Didn’t Oral Roberts see a 90ft Jesus outside of his huge ass building that God gave him sometime back in the 80’s? Didn’t some old guy at Our Lady of Perpetual Horniness see Jesus’ hands bleed on the alter? If this isn’t proof I don’t know what is. Hell, I once thought I saw Elvis in a piece of toast that I burned! I fucking played Suspicious Minds for two weeks hoping to channel his return! These are serious events folks and we shouldn’t waste the productive years of our lives chasing space travel, fixing the planet and feeding and educating the poor. Where are our priorities? At least in the Middle East they still know how to kill someone in the name of merciful God, we’re laggin’ the fuck behind people! When was the last time YOU killed a person in the name of the greater good my readers? HMMMMM?
People who call themselves sensible speak of cosmic background radiation, red and blue shift dating astronomical bodies and soil strata identifying fossils that are millions of years old, HUMPH! How can you have a goddamned million year old fossil on a planet that is only 6,000 years old HUH? That in itself shows how ridiculous evolution is! You wanna see somethin’ real bucko? Jesus fucking walked on water bitches? Moses used a motherfucking STAFF to part the entire Red Sea!

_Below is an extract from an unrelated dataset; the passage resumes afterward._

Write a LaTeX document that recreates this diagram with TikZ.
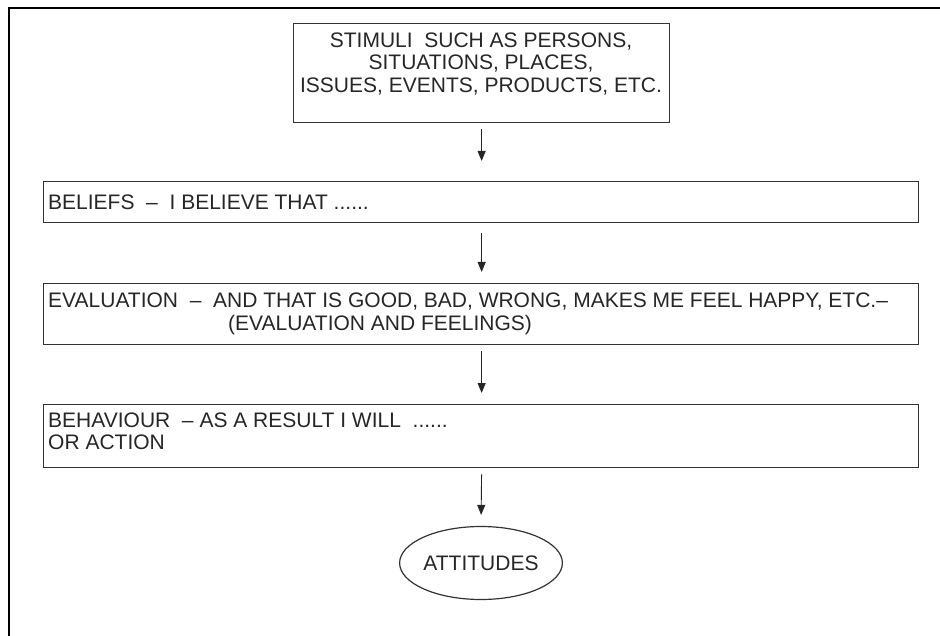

BOOYA BABY! In yer scientific FACES!
Now git yer asses out there and spread the word of ‘Our Lord’ and get that science shit out of your heads! Proof doesn’t mean that something is necessarily right, sometimes you have to just take a crazy person at face value and follow blind faith! Yes I know that it makes people seem subhuman and idiotic, but sometimes you just have to fly in the face of overwhelming tested evidence and act stupid! Good luck all!